[Items from a dataset]

========

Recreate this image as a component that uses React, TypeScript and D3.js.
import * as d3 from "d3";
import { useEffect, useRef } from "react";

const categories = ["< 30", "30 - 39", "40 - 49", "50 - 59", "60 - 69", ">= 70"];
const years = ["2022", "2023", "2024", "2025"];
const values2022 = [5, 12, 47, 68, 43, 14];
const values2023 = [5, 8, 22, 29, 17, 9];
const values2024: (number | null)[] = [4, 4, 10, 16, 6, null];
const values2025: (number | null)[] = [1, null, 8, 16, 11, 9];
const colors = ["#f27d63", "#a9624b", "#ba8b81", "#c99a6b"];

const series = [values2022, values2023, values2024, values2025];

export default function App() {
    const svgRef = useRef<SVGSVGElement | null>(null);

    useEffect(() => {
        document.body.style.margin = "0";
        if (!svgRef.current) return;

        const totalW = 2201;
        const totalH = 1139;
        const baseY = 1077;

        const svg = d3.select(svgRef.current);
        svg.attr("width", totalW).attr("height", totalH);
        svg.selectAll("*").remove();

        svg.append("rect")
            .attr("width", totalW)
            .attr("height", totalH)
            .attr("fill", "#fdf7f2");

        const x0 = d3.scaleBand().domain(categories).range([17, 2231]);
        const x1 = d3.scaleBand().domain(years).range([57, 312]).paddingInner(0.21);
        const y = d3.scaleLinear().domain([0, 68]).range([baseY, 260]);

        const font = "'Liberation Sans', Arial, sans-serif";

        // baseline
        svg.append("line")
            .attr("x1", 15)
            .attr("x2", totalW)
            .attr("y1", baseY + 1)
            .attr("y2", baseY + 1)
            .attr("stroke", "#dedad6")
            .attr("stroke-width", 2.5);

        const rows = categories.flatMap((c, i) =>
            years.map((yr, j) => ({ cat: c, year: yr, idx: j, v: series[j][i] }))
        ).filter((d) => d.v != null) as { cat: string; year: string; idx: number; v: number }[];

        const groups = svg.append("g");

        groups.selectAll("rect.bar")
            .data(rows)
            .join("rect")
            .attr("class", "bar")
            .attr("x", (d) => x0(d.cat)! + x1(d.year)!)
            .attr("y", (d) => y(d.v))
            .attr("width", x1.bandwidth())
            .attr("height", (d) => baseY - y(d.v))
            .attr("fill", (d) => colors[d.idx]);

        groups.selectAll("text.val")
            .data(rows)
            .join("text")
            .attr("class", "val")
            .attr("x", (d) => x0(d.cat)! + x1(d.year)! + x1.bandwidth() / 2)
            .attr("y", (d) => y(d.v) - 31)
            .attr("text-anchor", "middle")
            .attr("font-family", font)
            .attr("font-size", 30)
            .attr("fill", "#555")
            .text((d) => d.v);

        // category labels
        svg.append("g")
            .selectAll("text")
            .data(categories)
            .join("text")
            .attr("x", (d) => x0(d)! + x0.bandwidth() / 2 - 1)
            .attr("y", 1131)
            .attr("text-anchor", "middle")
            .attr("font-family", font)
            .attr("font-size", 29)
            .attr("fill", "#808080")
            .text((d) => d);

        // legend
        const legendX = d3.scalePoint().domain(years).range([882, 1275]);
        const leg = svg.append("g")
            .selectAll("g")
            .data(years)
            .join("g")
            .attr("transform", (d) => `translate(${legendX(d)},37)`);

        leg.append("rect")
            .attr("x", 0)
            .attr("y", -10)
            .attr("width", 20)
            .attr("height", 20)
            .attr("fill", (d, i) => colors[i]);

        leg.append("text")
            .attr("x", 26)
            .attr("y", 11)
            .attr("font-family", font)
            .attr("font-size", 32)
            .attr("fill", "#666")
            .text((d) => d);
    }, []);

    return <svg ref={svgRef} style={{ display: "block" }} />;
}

========

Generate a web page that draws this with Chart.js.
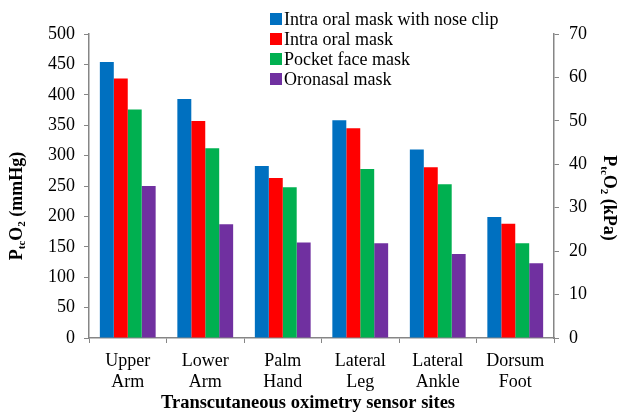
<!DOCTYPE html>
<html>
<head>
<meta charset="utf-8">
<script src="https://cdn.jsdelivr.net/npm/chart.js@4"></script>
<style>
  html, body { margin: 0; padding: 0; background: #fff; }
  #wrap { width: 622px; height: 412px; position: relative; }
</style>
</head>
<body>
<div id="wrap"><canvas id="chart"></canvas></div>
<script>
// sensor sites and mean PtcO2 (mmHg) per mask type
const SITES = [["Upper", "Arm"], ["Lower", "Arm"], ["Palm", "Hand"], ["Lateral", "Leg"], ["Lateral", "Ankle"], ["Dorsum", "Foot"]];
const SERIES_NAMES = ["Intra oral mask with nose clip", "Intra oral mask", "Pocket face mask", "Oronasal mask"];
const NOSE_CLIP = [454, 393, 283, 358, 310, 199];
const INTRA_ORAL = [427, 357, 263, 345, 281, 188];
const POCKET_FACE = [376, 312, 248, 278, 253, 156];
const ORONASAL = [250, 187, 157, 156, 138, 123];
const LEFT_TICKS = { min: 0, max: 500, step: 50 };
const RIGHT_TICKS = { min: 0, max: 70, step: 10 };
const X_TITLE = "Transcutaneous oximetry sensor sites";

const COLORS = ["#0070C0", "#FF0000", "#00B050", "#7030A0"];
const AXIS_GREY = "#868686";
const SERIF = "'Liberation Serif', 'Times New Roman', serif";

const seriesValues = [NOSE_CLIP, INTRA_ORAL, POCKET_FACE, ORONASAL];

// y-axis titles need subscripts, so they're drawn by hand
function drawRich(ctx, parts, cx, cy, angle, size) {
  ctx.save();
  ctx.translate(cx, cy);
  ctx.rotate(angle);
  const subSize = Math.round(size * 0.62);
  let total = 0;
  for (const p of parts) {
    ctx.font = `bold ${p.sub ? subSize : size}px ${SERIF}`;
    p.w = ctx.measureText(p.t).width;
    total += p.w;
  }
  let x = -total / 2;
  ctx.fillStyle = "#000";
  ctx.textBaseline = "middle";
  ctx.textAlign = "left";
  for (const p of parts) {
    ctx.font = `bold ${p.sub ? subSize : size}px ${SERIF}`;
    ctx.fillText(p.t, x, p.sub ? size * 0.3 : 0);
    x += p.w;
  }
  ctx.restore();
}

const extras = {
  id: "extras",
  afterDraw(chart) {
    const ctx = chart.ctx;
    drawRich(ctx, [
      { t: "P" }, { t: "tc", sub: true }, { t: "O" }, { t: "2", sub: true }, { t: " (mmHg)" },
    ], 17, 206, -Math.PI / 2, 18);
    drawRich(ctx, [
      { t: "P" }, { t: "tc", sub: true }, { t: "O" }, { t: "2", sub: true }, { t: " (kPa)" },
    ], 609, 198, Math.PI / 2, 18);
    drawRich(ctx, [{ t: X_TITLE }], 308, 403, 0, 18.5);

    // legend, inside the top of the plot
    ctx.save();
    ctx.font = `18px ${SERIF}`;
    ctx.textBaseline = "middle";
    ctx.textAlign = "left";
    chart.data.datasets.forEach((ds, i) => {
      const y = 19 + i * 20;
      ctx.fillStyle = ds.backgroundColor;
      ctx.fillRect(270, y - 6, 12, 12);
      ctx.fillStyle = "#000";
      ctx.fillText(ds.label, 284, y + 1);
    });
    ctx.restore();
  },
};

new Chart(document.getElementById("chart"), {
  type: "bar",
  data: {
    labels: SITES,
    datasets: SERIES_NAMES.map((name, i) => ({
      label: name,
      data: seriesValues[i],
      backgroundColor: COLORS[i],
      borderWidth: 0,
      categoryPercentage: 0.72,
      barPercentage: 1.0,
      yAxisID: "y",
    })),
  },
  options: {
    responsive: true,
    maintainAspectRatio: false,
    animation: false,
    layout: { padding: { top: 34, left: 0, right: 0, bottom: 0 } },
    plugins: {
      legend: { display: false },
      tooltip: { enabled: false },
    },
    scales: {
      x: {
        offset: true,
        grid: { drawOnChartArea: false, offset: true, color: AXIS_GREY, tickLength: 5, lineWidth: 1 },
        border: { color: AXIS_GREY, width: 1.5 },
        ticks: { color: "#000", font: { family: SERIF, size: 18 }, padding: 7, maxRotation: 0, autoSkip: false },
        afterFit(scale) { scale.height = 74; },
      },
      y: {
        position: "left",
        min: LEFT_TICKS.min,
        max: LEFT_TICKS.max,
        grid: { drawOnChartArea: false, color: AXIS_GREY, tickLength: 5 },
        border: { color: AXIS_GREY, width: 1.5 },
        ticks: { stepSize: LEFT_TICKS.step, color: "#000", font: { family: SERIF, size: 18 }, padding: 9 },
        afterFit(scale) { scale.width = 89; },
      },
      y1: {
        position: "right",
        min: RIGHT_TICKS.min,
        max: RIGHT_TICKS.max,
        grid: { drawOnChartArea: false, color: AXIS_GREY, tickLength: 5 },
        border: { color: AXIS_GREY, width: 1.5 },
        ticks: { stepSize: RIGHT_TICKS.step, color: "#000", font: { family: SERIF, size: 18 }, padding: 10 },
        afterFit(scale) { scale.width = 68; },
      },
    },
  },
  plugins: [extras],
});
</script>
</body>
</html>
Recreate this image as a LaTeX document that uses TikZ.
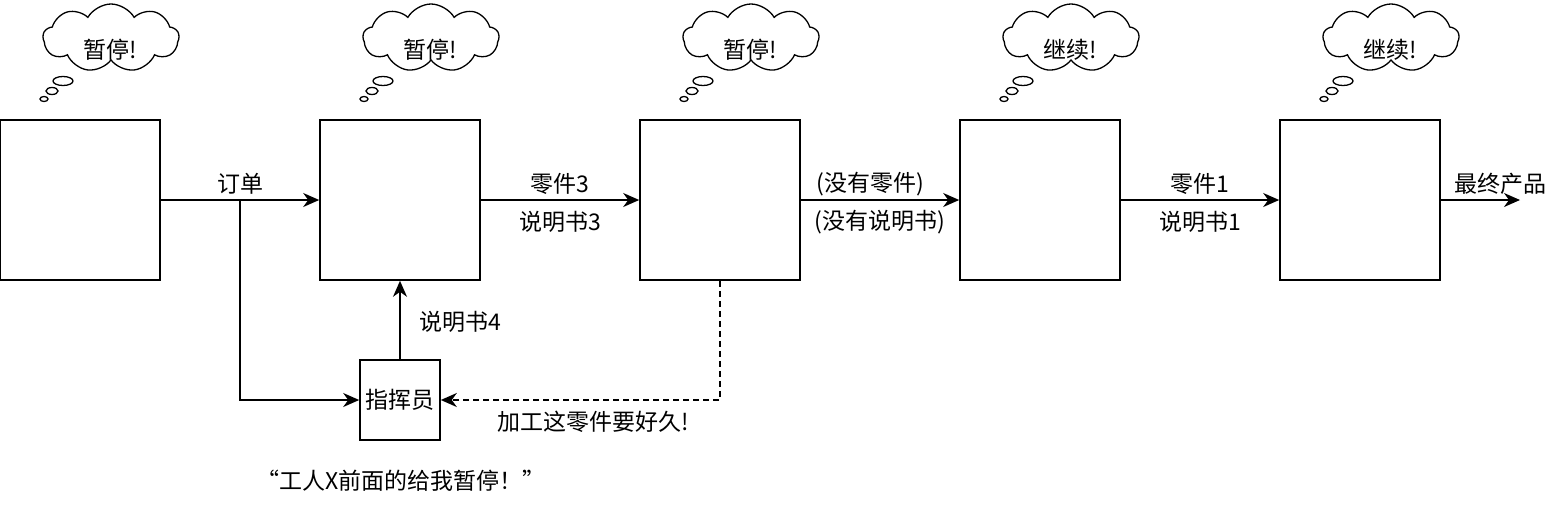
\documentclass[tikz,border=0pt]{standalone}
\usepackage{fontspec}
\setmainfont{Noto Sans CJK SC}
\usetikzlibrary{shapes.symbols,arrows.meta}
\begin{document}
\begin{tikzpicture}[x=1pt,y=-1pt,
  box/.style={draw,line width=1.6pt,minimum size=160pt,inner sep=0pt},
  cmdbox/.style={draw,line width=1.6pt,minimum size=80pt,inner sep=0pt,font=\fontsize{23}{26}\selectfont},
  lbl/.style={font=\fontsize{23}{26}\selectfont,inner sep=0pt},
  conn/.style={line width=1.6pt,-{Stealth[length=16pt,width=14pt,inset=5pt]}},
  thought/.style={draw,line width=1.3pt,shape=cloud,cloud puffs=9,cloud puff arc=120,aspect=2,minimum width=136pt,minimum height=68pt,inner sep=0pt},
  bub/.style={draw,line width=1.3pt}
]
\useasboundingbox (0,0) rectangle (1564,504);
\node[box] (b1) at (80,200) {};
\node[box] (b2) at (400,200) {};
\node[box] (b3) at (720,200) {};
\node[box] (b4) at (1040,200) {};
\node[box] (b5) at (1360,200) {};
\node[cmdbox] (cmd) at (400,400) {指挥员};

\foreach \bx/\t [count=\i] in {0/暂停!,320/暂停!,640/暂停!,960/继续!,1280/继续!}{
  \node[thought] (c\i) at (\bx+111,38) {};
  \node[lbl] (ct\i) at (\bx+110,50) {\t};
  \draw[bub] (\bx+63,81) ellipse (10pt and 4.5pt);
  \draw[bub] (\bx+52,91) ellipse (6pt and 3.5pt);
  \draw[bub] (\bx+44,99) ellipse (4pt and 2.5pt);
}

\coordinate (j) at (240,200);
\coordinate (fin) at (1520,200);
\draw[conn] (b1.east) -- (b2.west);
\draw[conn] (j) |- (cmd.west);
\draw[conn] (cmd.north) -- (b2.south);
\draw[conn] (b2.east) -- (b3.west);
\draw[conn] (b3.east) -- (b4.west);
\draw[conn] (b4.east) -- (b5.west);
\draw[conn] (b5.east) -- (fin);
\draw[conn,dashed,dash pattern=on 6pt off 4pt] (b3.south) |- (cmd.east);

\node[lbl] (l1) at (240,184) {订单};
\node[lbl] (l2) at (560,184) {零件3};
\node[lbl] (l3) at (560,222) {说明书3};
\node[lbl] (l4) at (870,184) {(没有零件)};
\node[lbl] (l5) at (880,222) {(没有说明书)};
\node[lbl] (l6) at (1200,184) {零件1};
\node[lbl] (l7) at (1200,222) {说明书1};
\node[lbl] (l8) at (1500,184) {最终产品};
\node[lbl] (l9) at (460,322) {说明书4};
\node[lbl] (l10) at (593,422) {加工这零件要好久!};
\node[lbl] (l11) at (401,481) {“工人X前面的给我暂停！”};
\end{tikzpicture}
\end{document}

========

Search the records for the word "with", then list every line that has it.

Generate a web page that draws this with Chart.js.
const SERIES_NAMES = ["Intra oral mask with nose clip", "Intra oral mask", "Pocket face mask", "Oronasal mask"];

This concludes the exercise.